TransAttention performance

Thanks for the great work.

I have a question about how to reproduce TransAttention performance on CUB-200 (Table 5). I got much higher performance by changing

TS-CAM/lib/models/deit.py

Line 62 in aeb823e

cams = cams * feature_map # B * C * 14 * 14

to
cams = cams.repeat((1, 200, 1, 1)):

Cls@1:0.803 Cls@5:0.948
Loc@1:0.690 Loc@5:0.816 Loc_gt:0.859
wrong_details:3998 1139 0 556 96 5

And, I got Loc@1:0.154 Loc@5:0.177 Loc_gt:0.183 for TransCAM, seems there's a mistake in the table.

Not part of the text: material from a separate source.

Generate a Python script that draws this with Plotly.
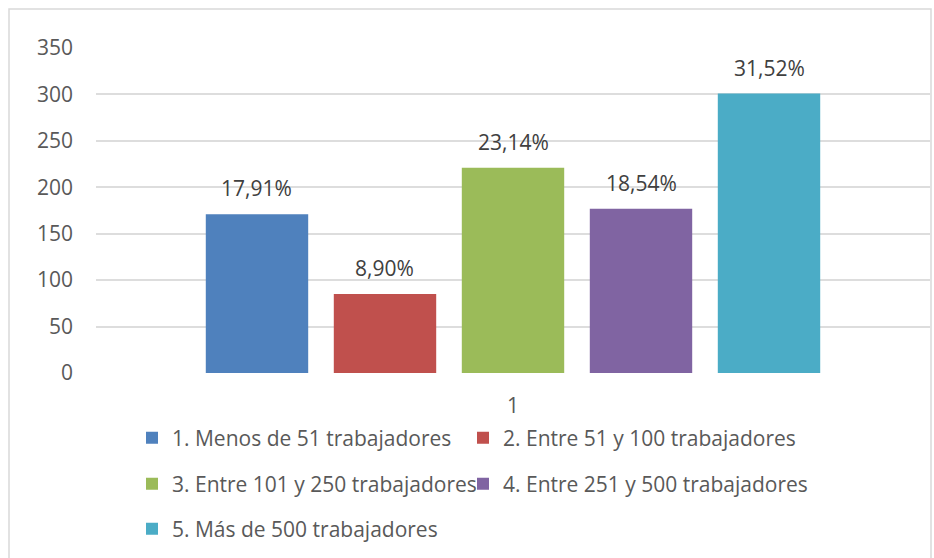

Personally, I feel it's unfair to compare with TransCAM without tuning CAM_THR to its optimal, I can get Loc@1:0.333 Loc@5:0.379 Loc_gt:0.387 by setting CAM_THR to around 0.8, I wonder your thoughts here.

Hi, thanks for your attention and your reviews. The following are my answers.

You got a much higher performance by changing cams = cams * feature_map to cams = cams.repeat((1,200,1,1)). I try to answer your question from two views.

Firstly, the localization accuracies are also still lower than the TS-CAM.
Secondly, there are two version implementations for TransAttention. For the first one, we just fine-tune Deit-S on CUB-200-2011 dataset, predict the image classification logits based on Class Token, then calculate the cross-entropy loss between the logits and ground-truth labels. For the second implementation, we get the image classifications logits based on average pooling all the Patch Tokens but excluding Class Token. Our results in Table 5 in our paper are from the first implementation. And your result is from the second implementation.

As for your second question, you got higher performances for TransCAM, with higher CAM_THR. However, the localization accuracies are still much lower than TS-CAM, and also lags behind the CNN-CAM method. So, this doesn't affect the conclusion. Also, for a fair comparison, we try to settle the CAM_THR the same.